::: Data segment

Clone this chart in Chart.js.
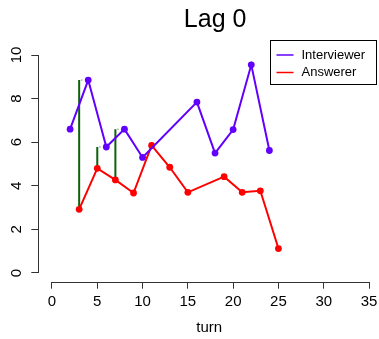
<!DOCTYPE html>
<html>
<head>
<meta charset="utf-8">
<script src="https://cdn.jsdelivr.net/npm/chart.js@4/dist/chart.umd.min.js"></script>
<style>
	html, body { margin: 0; padding: 0; background: #fff; }
	canvas { display: block; }
</style>
</head>
<body>
<canvas id="lag-chart" width="379" height="339"></canvas>
<script>
// Values
var interviewerTurns = [2, 4, 6, 8, 10, 16, 18, 20, 22, 24];
var interviewerValues = [6.6, 8.85, 5.78, 6.6, 5.3, 7.84, 5.5, 6.58, 9.55, 5.62];
var answererTurns = [3, 5, 7, 9, 11, 13, 15, 19, 21, 23, 25];
var answererValues = [2.92, 4.8, 4.27, 3.67, 5.85, 4.85, 3.7, 4.42, 3.7, 3.77, 1.12];
// green lag segments: answerer turn -> next interviewer turn
var lagTurns = [3, 5, 7];
var lagNextTurns = [4, 6, 8];
var xTickValues = [0, 5, 10, 15, 20, 25, 30, 35];
var yTickValues = [0, 2, 4, 6, 8, 10];

var font = "'Liberation Sans', Arial, sans-serif";
Chart.defaults.font.family = font;
Chart.defaults.color = '#000';

function toPoints(xs, ys) {
	return xs.map(function(x, i) { return {x: x, y: ys[i]}; });
}
function valueAt(xs, ys, x) {
	return ys[xs.indexOf(x)];
}

var datasets = [
	{
		label: 'Interviewer',
		data: toPoints(interviewerTurns, interviewerValues),
		borderColor: '#6200ff',
		backgroundColor: '#6200ff',
		borderWidth: 2,
		pointRadius: 3.4,
		pointBorderWidth: 0,
		showLine: true
	},
	{
		label: 'Answerer',
		data: toPoints(answererTurns, answererValues),
		borderColor: '#ff0000',
		backgroundColor: '#ff0000',
		borderWidth: 2,
		pointRadius: 3.4,
		pointBorderWidth: 0,
		showLine: true
	}
];

lagTurns.forEach(function(t, i) {
	var bottom = valueAt(answererTurns, answererValues, t);
	var top = valueAt(interviewerTurns, interviewerValues, lagNextTurns[i]);
	datasets.push({
		data: [{x: t, y: bottom}, {x: t, y: top}],
		borderColor: '#0b620b',
		borderWidth: 2,
		pointRadius: 0,
		showLine: true
	});
	datasets.push({
		data: [{x: t + 0.2, y: top}, {x: t + 0.55, y: top}],
		borderColor: '#888',
		borderWidth: 1,
		borderDash: [1.5, 1.5],
		pointRadius: 0,
		showLine: true
	});
});

// R-style axes, title and legend box
var rStyle = {
	id: 'rStyle',
	afterDraw: function(chart) {
		var ctx = chart.ctx;
		var xs = chart.scales.x, ys = chart.scales.y;
		var area = chart.chartArea;
		ctx.save();
		ctx.strokeStyle = '#333';
		ctx.lineWidth = 1;
		// axis lines only across the tick range
		var yb = Math.round(area.bottom) + 0.5;
		ctx.beginPath();
		ctx.moveTo(xs.getPixelForValue(xTickValues[0]), yb);
		ctx.lineTo(xs.getPixelForValue(xTickValues[xTickValues.length - 1]), yb);
		ctx.stroke();
		var xl = Math.round(area.left) - 0.5;
		ctx.beginPath();
		ctx.moveTo(xl, ys.getPixelForValue(yTickValues[0]));
		ctx.lineTo(xl, ys.getPixelForValue(yTickValues[yTickValues.length - 1]));
		ctx.stroke();

		// rotated y tick labels
		ctx.fillStyle = '#000';
		ctx.font = '15px ' + font;
		ctx.textAlign = 'center';
		ctx.textBaseline = 'middle';
		yTickValues.forEach(function(v) {
			ctx.save();
			ctx.translate(17, ys.getPixelForValue(v));
			ctx.rotate(-Math.PI / 2);
			ctx.fillText(String(v), 0, 0);
			ctx.restore();
		});

		// main title
		ctx.font = '25px ' + font;
		ctx.textBaseline = 'alphabetic';
		ctx.fillText('Lag 0', (area.left + area.right) / 2 + 6, 26.5);

		// legend
		var bx = 270.5, by = 40.5, bw = 106, bh = 44;
		ctx.strokeStyle = '#000';
		ctx.strokeRect(bx, by, bw, bh);
		ctx.font = '13px ' + font;
		ctx.textAlign = 'left';
		ctx.textBaseline = 'middle';
		chart.data.datasets.filter(function(d) { return d.label; }).forEach(function(d, i) {
			var yy = by + 14.5 + i * 17.5;
			ctx.strokeStyle = d.borderColor;
			ctx.lineWidth = 1.5;
			ctx.beginPath();
			ctx.moveTo(bx + 6, yy);
			ctx.lineTo(bx + 23, yy);
			ctx.stroke();
			ctx.fillStyle = '#000';
			ctx.fillText(d.label, bx + 31, yy);
		});
		ctx.restore();
	}
};

var chart = new Chart(document.getElementById('lag-chart'), {
	type: 'scatter',
	data: {datasets: datasets},
	plugins: [rStyle],
	options: {
		responsive: false,
		animation: false,
		devicePixelRatio: 1,
		layout: {autoPadding: false, padding: {top: 46.3, left: 0, right: 0, bottom: 0}},
		plugins: {
			legend: {display: false},
			tooltip: {enabled: false}
		},
		scales: {
			x: {
				type: 'linear',
				min: -1.4,
				max: 36.1,
				afterBuildTicks: function(scale) {
					scale.ticks = xTickValues.map(function(v) { return {value: v}; });
				},
				afterFit: function(scale) {
					scale.height = 57.3;
					scale.paddingLeft = 0;
					scale.paddingRight = 0;
				},
				grid: {drawOnChartArea: false, drawTicks: true, tickLength: 7, color: '#333'},
				border: {display: false},
				ticks: {font: {size: 15}, color: '#000', padding: 4, maxRotation: 0, autoSkip: false},
				title: {display: true, text: 'turn', font: {size: 15}, color: '#000', padding: {top: 0, bottom: 2}}
			},
			y: {
				type: 'linear',
				min: -0.4,
				max: 10.4,
				afterBuildTicks: function(scale) {
					scale.ticks = yTickValues.map(function(v) { return {value: v}; });
				},
				afterFit: function(scale) {
					scale.width = 39.3;
					scale.paddingTop = 0;
					scale.paddingBottom = 0;
				},
				grid: {drawOnChartArea: false, drawTicks: true, tickLength: 8, color: '#333'},
				border: {display: false},
				ticks: {display: false}
			}
		}
	}
});
</script>
</body>
</html>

::::::

=== Stated exercise ===
Reproduce every line above as written, skipping pictures.

=== Finished task ===
Clone this chart in Chart.js.
<!DOCTYPE html>
<html>
<head>
<meta charset="utf-8">
<script src="https://cdn.jsdelivr.net/npm/chart.js@4/dist/chart.umd.min.js"></script>
<style>
	html, body { margin: 0; padding: 0; background: #fff; }
	canvas { display: block; }
</style>
</head>
<body>
<canvas id="lag-chart" width="379" height="339"></canvas>
<script>
// Values
var interviewerTurns = [2, 4, 6, 8, 10, 16, 18, 20, 22, 24];
var interviewerValues = [6.6, 8.85, 5.78, 6.6, 5.3, 7.84, 5.5, 6.58, 9.55, 5.62];
var answererTurns = [3, 5, 7, 9, 11, 13, 15, 19, 21, 23, 25];
var answererValues = [2.92, 4.8, 4.27, 3.67, 5.85, 4.85, 3.7, 4.42, 3.7, 3.77, 1.12];
// green lag segments: answerer turn -> next interviewer turn
var lagTurns = [3, 5, 7];
var lagNextTurns = [4, 6, 8];
var xTickValues = [0, 5, 10, 15, 20, 25, 30, 35];
var yTickValues = [0, 2, 4, 6, 8, 10];

var font = "'Liberation Sans', Arial, sans-serif";
Chart.defaults.font.family = font;
Chart.defaults.color = '#000';

function toPoints(xs, ys) {
	return xs.map(function(x, i) { return {x: x, y: ys[i]}; });
}
function valueAt(xs, ys, x) {
	return ys[xs.indexOf(x)];
}

var datasets = [
	{
		label: 'Interviewer',
		data: toPoints(interviewerTurns, interviewerValues),
		borderColor: '#6200ff',
		backgroundColor: '#6200ff',
		borderWidth: 2,
		pointRadius: 3.4,
		pointBorderWidth: 0,
		showLine: true
	},
	{
		label: 'Answerer',
		data: toPoints(answererTurns, answererValues),
		borderColor: '#ff0000',
		backgroundColor: '#ff0000',
		borderWidth: 2,
		pointRadius: 3.4,
		pointBorderWidth: 0,
		showLine: true
	}
];

lagTurns.forEach(function(t, i) {
	var bottom = valueAt(answererTurns, answererValues, t);
	var top = valueAt(interviewerTurns, interviewerValues, lagNextTurns[i]);
	datasets.push({
		data: [{x: t, y: bottom}, {x: t, y: top}],
		borderColor: '#0b620b',
		borderWidth: 2,
		pointRadius: 0,
		showLine: true
	});
	datasets.push({
		data: [{x: t + 0.2, y: top}, {x: t + 0.55, y: top}],
		borderColor: '#888',
		borderWidth: 1,
		borderDash: [1.5, 1.5],
		pointRadius: 0,
		showLine: true
	});
});

// R-style axes, title and legend box
var rStyle = {
	id: 'rStyle',
	afterDraw: function(chart) {
		var ctx = chart.ctx;
		var xs = chart.scales.x, ys = chart.scales.y;
		var area = chart.chartArea;
		ctx.save();
		ctx.strokeStyle = '#333';
		ctx.lineWidth = 1;
		// axis lines only across the tick range
		var yb = Math.round(area.bottom) + 0.5;
		ctx.beginPath();
		ctx.moveTo(xs.getPixelForValue(xTickValues[0]), yb);
		ctx.lineTo(xs.getPixelForValue(xTickValues[xTickValues.length - 1]), yb);
		ctx.stroke();
		var xl = Math.round(area.left) - 0.5;
		ctx.beginPath();
		ctx.moveTo(xl, ys.getPixelForValue(yTickValues[0]));
		ctx.lineTo(xl, ys.getPixelForValue(yTickValues[yTickValues.length - 1]));
		ctx.stroke();

		// rotated y tick labels
		ctx.fillStyle = '#000';
		ctx.font = '15px ' + font;
		ctx.textAlign = 'center';
		ctx.textBaseline = 'middle';
		yTickValues.forEach(function(v) {
			ctx.save();
			ctx.translate(17, ys.getPixelForValue(v));
			ctx.rotate(-Math.PI / 2);
			ctx.fillText(String(v), 0, 0);
			ctx.restore();
		});

		// main title
		ctx.font = '25px ' + font;
		ctx.textBaseline = 'alphabetic';
		ctx.fillText('Lag 0', (area.left + area.right) / 2 + 6, 26.5);

		// legend
		var bx = 270.5, by = 40.5, bw = 106, bh = 44;
		ctx.strokeStyle = '#000';
		ctx.strokeRect(bx, by, bw, bh);
		ctx.font = '13px ' + font;
		ctx.textAlign = 'left';
		ctx.textBaseline = 'middle';
		chart.data.datasets.filter(function(d) { return d.label; }).forEach(function(d, i) {
			var yy = by + 14.5 + i * 17.5;
			ctx.strokeStyle = d.borderColor;
			ctx.lineWidth = 1.5;
			ctx.beginPath();
			ctx.moveTo(bx + 6, yy);
			ctx.lineTo(bx + 23, yy);
			ctx.stroke();
			ctx.fillStyle = '#000';
			ctx.fillText(d.label, bx + 31, yy);
		});
		ctx.restore();
	}
};

var chart = new Chart(document.getElementById('lag-chart'), {
	type: 'scatter',
	data: {datasets: datasets},
	plugins: [rStyle],
	options: {
		responsive: false,
		animation: false,
		devicePixelRatio: 1,
		layout: {autoPadding: false, padding: {top: 46.3, left: 0, right: 0, bottom: 0}},
		plugins: {
			legend: {display: false},
			tooltip: {enabled: false}
		},
		scales: {
			x: {
				type: 'linear',
				min: -1.4,
				max: 36.1,
				afterBuildTicks: function(scale) {
					scale.ticks = xTickValues.map(function(v) { return {value: v}; });
				},
				afterFit: function(scale) {
					scale.height = 57.3;
					scale.paddingLeft = 0;
					scale.paddingRight = 0;
				},
				grid: {drawOnChartArea: false, drawTicks: true, tickLength: 7, color: '#333'},
				border: {display: false},
				ticks: {font: {size: 15}, color: '#000', padding: 4, maxRotation: 0, autoSkip: false},
				title: {display: true, text: 'turn', font: {size: 15}, color: '#000', padding: {top: 0, bottom: 2}}
			},
			y: {
				type: 'linear',
				min: -0.4,
				max: 10.4,
				afterBuildTicks: function(scale) {
					scale.ticks = yTickValues.map(function(v) { return {value: v}; });
				},
				afterFit: function(scale) {
					scale.width = 39.3;
					scale.paddingTop = 0;
					scale.paddingBottom = 0;
				},
				grid: {drawOnChartArea: false, drawTicks: true, tickLength: 8, color: '#333'},
				border: {display: false},
				ticks: {display: false}
			}
		}
	}
});
</script>
</body>
</html>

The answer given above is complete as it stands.